Description of problem: A stock install of RHEL5 and Fedora 8 (and possibly earlier versions) have /net managed by autofs (look at /etc/auto.master). Unfortunately, the "nosuid" mount option is not specified, meaning that any system auto-mounted under /net may have arbitrary suid root binaries. Version-Release number of selected component (if applicable): RHEL 5, Fedora 8, possibly others How reproducible: Always Steps to Reproduce: 1. set up an NFS server with an suid root binary in an exported directory. 2. log into a system running fedora 8/rhel5. Ensure autofs is running. 3. as a non-root user on the fedora8/rhel5 box, change directory to /net/hostname_of_nfs_server.tld/exported_path/ 4. run the suid root binary Actual results: The suid binary runs with the effective UID of 0, making it so the unprivileged user now has full access to the system.
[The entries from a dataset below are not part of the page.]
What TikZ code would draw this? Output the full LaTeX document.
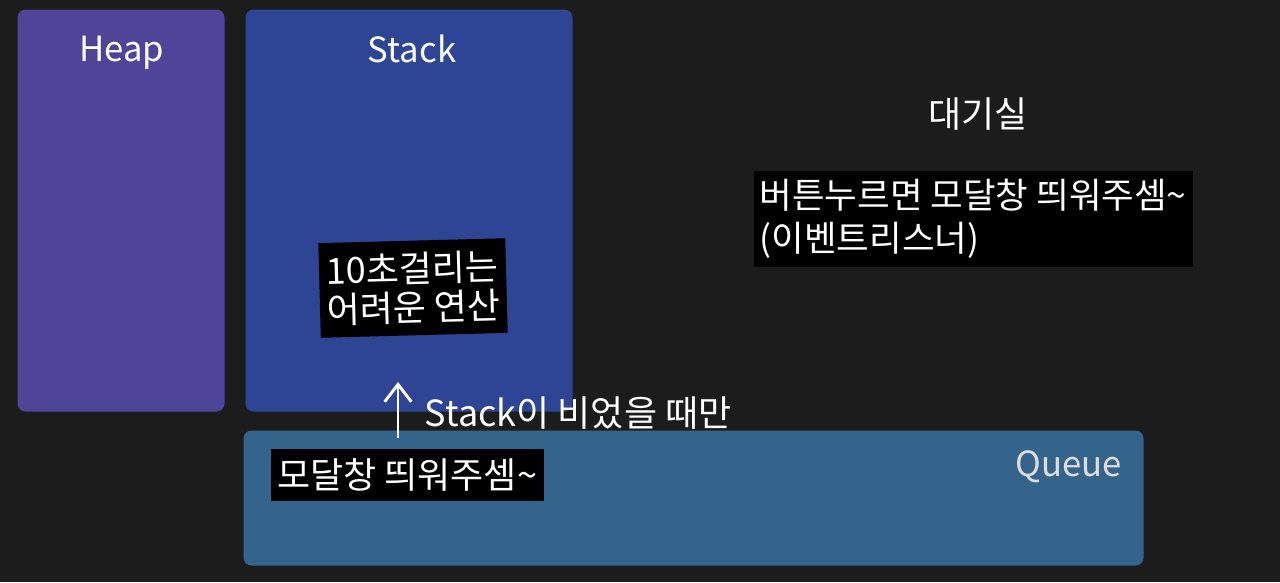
\documentclass[tikz,border=0pt]{standalone}
\usepackage{fontspec}
\newfontfamily\kr{Noto Sans CJK KR}
\usetikzlibrary{positioning,arrows.meta}
\definecolor{bgcol}{RGB}{28,28,28}
\definecolor{heapcol}{RGB}{79,69,152}
\definecolor{stackcol}{RGB}{46,69,150}
\definecolor{queuecol}{RGB}{52,100,140}
\definecolor{dimwhite}{RGB}{222,222,222}

\begin{document}
\begin{tikzpicture}
[
  x=0.75pt, y=-0.75pt,
  panel/.style={rectangle, rounded corners=6pt, draw=none, inner sep=0pt, anchor=north west},
  title/.style={text=white, anchor=base, font=\kr\fontsize{26}{28}\selectfont},
  caption/.style={fill=black, text=white, font=\kr\fontsize{27}{29}\selectfont, inner xsep=5pt, inner ysep=2pt},
  plain/.style={text=white, font=\kr\fontsize{27}{29}\selectfont},
  thick
]
 \path[fill=bgcol] (0,0) rectangle (1280,582);

 % boxes
 \node[panel, fill=heapcol, minimum width=155.25pt, minimum height=301.5pt] (heap) at (17,9) {};
 \node[panel, fill=stackcol, minimum width=245.25pt, minimum height=301.5pt] (stack) at (245,9) {};
 \node[panel, fill=queuecol, minimum width=675pt, minimum height=101.25pt] (queue) at (243,430) {};

 \node[title] (heaplbl) at (122,61) {Heap};
 \node[title] (stacklbl) at (412,62) {Stack};
 \node[title, text=dimwhite] (queuelbl) at (1069,476) {Queue};

 % the task sitting in the stack
 \node[caption, align=center, rotate=1.5, minimum width=138pt, minimum height=71pt] (task) at (413,288) {10초걸리는\\어려운 연산};

 % waiting room
 \node[plain] (room) at (978,114) {대기실};
 \node[caption, align=left, anchor=north west, inner xsep=4.5pt, minimum height=72pt, font=\kr\fontsize{26.6}{32}\selectfont] (listener) at (753,170) {버튼누르면 모달창 띄워주셈\textasciitilde\\(이벤트리스너)};

 % callback in the queue
 \node[caption, anchor=north west, minimum height=39pt] (modal) at (270,448) {모달창 띄워주셈\textasciitilde};

 \coordinate (qtail) at (398,438);
 \coordinate (qhead) at (398,382);
 \draw[-{Straight Barb[length=13pt,width=20pt]}, white, line width=2.2pt] (qtail) -- (qhead);
 \node[plain, anchor=west] (cond) at (420,413) {Stack이 비었을 때만};
\end{tikzpicture}
\end{document}
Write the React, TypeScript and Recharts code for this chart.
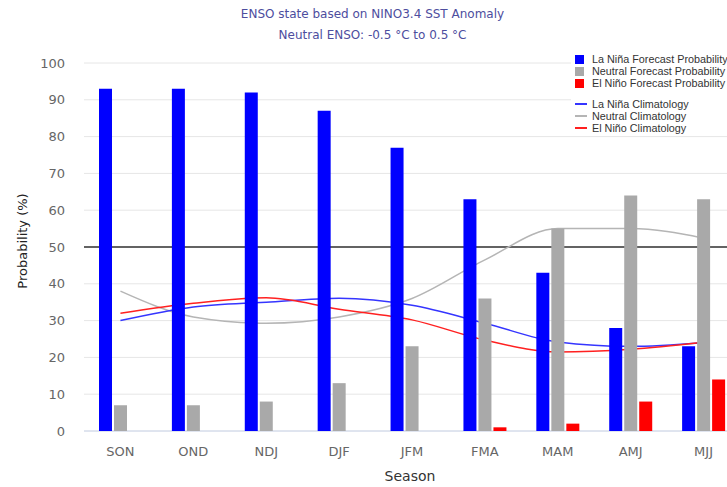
import React from 'react';
import { ComposedChart, Bar, Line, XAxis, YAxis, CartesianGrid, ReferenceLine, Label } from 'recharts';

const seasons = ['SON', 'OND', 'NDJ', 'DJF', 'JFM', 'FMA', 'MAM', 'AMJ', 'MJJ'];
const laNinaForecast = [93, 93, 92, 87, 77, 63, 43, 28, 23];
const neutralForecast = [7, 7, 8, 13, 23, 36, 55, 64, 63];
const elNinoForecast = [0, 0, 0, 0, 0, 1, 2, 8, 14];
const laNinaClim = [30, 33.7, 35, 36.1, 34.2, 29.3, 24.2, 23, 24];
const neutralClim = [38, 31, 29.3, 31, 36, 46.5, 55, 55, 52.4];
const elNinoClim = [32, 34.7, 36.2, 33.1, 30.2, 24.7, 21.5, 22.2, 24.1];
const yTicks = [0, 10, 20, 30, 40, 50, 60, 70, 80, 90, 100];
const titleLines = ['ENSO state based on NINO3.4 SST Anomaly', 'Neutral ENSO: -0.5 °C to 0.5 °C'];
const barLegend = [
  { label: 'La Niña Forecast Probability', color: '#0000ff' },
  { label: 'Neutral Forecast Probability', color: '#a9a9a9' },
  { label: 'El Niño Forecast Probability', color: '#ff0000' },
];
const lineLegend = [
  { label: 'La Niña Climatology', color: '#3535ff' },
  { label: 'Neutral Climatology', color: '#b5b5b5' },
  { label: 'El Niño Climatology', color: '#ff2020' },
];

const data = seasons.map((s, i) => ({
  season: s,
  laNina: laNinaForecast[i],
  neutral: neutralForecast[i],
  elNino: elNinoForecast[i],
  laNinaC: laNinaClim[i],
  neutralC: neutralClim[i],
  elNinoC: elNinoClim[i],
}));

const FONT = '"DejaVu Sans", Verdana, sans-serif';
const W = 760;
const H = 487;

export default function App() {
  return (
    <div style={{ position: 'absolute', left: 0, top: 0, width: 727, height: 487, overflow: 'hidden', background: '#fff', fontFamily: FONT }}>
      <div style={{ position: 'absolute', left: 0, top: 0, width: 745, textAlign: 'center', color: '#4d4d9e', fontSize: 12 }}>
        <div style={{ position: 'absolute', top: 7, width: '100%' }}>{titleLines[0]}</div>
        <div style={{ position: 'absolute', top: 28, width: '100%' }}>{titleLines[1]}</div>
      </div>
      {/* bottom layer: grid, axes, 50% line, climatology lines */}
      <div style={{ position: 'absolute', left: 0, top: 0 }}>
        <ComposedChart width={W} height={H} data={data} margin={{ top: 63, right: 20, bottom: 0, left: 0 }}>
          <CartesianGrid vertical={false} stroke="#e6e6e6" />
          <XAxis
            dataKey="season"
            scale="band"
            height={56}
            tickLine={false}
            tickSize={0}
            tickMargin={16}
            stroke="#ccd6eb"
            tick={{ fill: '#666', fontSize: 13, fontFamily: FONT }}
          >
            <Label
              content={({ viewBox }: any) => (
                <text x={410} y={viewBox.y + 50} textAnchor="middle" fill="#333" fontSize={14} fontFamily={FONT}>
                  Season
                </text>
              )}
            />
          </XAxis>
          <YAxis
            width={84}
            domain={[0, 100]}
            ticks={yTicks}
            axisLine={false}
            tickLine={false}
            tickSize={0}
            tickMargin={19}
            tick={{ fill: '#666', fontSize: 13, fontFamily: FONT }}
          >
            <Label
              content={({ viewBox }: any) => {
                const cy = viewBox.y + viewBox.height / 2 - 6;
                return (
                  <text x={27} y={cy} transform={`rotate(-90 27 ${cy})`} textAnchor="middle" fill="#222" fontSize={13} fontFamily={FONT}>
                    Probability (%)
                  </text>
                );
              }}
            />
          </YAxis>
          <ReferenceLine y={50} stroke="#333" strokeWidth={1.5} />
          <Line dataKey="neutralC" type="monotone" stroke={lineLegend[1].color} strokeWidth={1.5} dot={false} isAnimationActive={false} />
          <Line dataKey="laNinaC" type="monotone" stroke={lineLegend[0].color} strokeWidth={1.5} dot={false} isAnimationActive={false} />
          <Line dataKey="elNinoC" type="monotone" stroke={lineLegend[2].color} strokeWidth={1.5} dot={false} isAnimationActive={false} />
        </ComposedChart>
      </div>
      {/* top layer: forecast bars on the same scales */}
      <div style={{ position: 'absolute', left: 0, top: 0 }}>
        <ComposedChart width={W} height={H} data={data} margin={{ top: 63, right: 20, bottom: 56, left: 84 }} barGap={2}>
          <XAxis dataKey="season" hide />
          <YAxis domain={[0, 100]} ticks={yTicks} hide />
          <Bar dataKey="laNina" fill={barLegend[0].color} barSize={13} isAnimationActive={false} />
          <Bar dataKey="neutral" fill={barLegend[1].color} barSize={13} isAnimationActive={false} />
          <Bar dataKey="elNino" fill={barLegend[2].color} barSize={13} isAnimationActive={false} />
        </ComposedChart>
      </div>
      <div style={{ position: 'absolute', left: 571, top: 50, width: 160, height: 83, background: '#fff', fontFamily: '"Liberation Sans", Arial, sans-serif', fontSize: 10.8, color: '#333' }}>
        {barLegend.map((item, i) => (
          <div key={item.label} style={{ position: 'absolute', left: 0, top: 3 + i * 12, height: 12, display: 'flex', alignItems: 'center', whiteSpace: 'nowrap' }}>
            <span style={{ display: 'inline-block', width: 9, height: 9, background: item.color, marginLeft: 4, marginRight: 8 }} />
            <span>{item.label}</span>
          </div>
        ))}
        {lineLegend.map((item, i) => (
          <div key={item.label} style={{ position: 'absolute', left: 0, top: 48 + i * 12, height: 12, display: 'flex', alignItems: 'center', whiteSpace: 'nowrap' }}>
            <span style={{ display: 'inline-block', width: 12, height: 1.5, background: item.color, marginLeft: 4, marginRight: 5 }} />
            <span>{item.label}</span>
          </div>
        ))}
      </div>
    </div>
  );
}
Expected results: the share should have been mounted with the nosuid option, so that the executable does no run with the effective uid of root. Additional info: changing (in /etc/auto.master): "/net -hosts" to: "/net -nosuid -hosts" Will prevent exploitation. I have also mailed this alert to secalert ( from jhlange ).
CVE-2007-5964, see bug #410031 for top level
*** Bug 421361 has been marked as a duplicate of this bug. ***
autofs-5.0.2-20 has been pushed to the Fedora 8 stable repository. If problems still persist, please make note of it in this bug report.